Lucian Bebchuk is a professor at Harvard Law School and a co-author of Pay Without Performance: The Unfulfilled Promise of Executive Compensation. In this NY Times op-ed, Professor Bebchuk takes dead aim at the recent Enron directors' settlement and he does not like what he sees:

With Enron, the failure of the board had disastrous consequences, leading to the second largest bankruptcy in American history and shaking investor confidence. It is difficult to envision a stronger case for imposing a meaningful financial penalty on directors. Yet the settlement fails to do so.

The settlement hardly heralds a new era in which directors who fail to act in shareholders' interests pay the price.

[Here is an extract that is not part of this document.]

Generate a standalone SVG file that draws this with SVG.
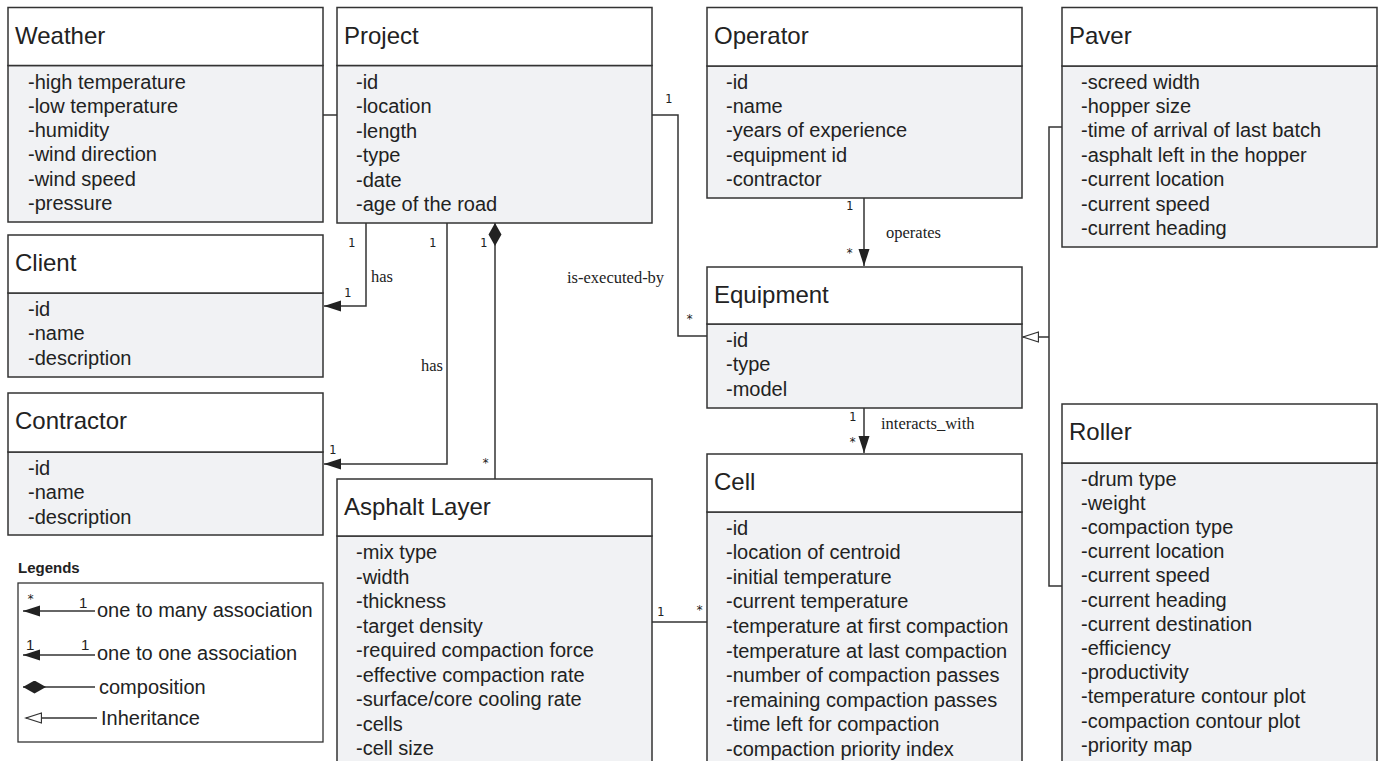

If even Enron's board members are treated this gently, then other corporate directors can rest easy.

Professor Bebchuk has a point, but it's a bit simplistic. The main mitigating factor in the Enron directors' settlement is Enron's liberal D&O insurance policy, which is the primary source of funding for the settlement. In the absence of such a liberal policy, plaintiffs' lawyers would hold out for larger contributions of personal assets from individual directors, such as occurred in the directors' settlement in the Worldcom case, where the directors' contributed 20% of their non-exempt net worth.

After Enron, Worldcom and other corporate scandals, liberal D&O policies are rare and more costly. Without that hedge to the risk of director liability, the risk to outside directors has racheted up considerably, as this recent WSJ ($) article reflects. So, it would appear that the market indications are quite contrary to Professor Bebchuk's conclusion that outside directors can "rest easy" with regard to their risk of director liability.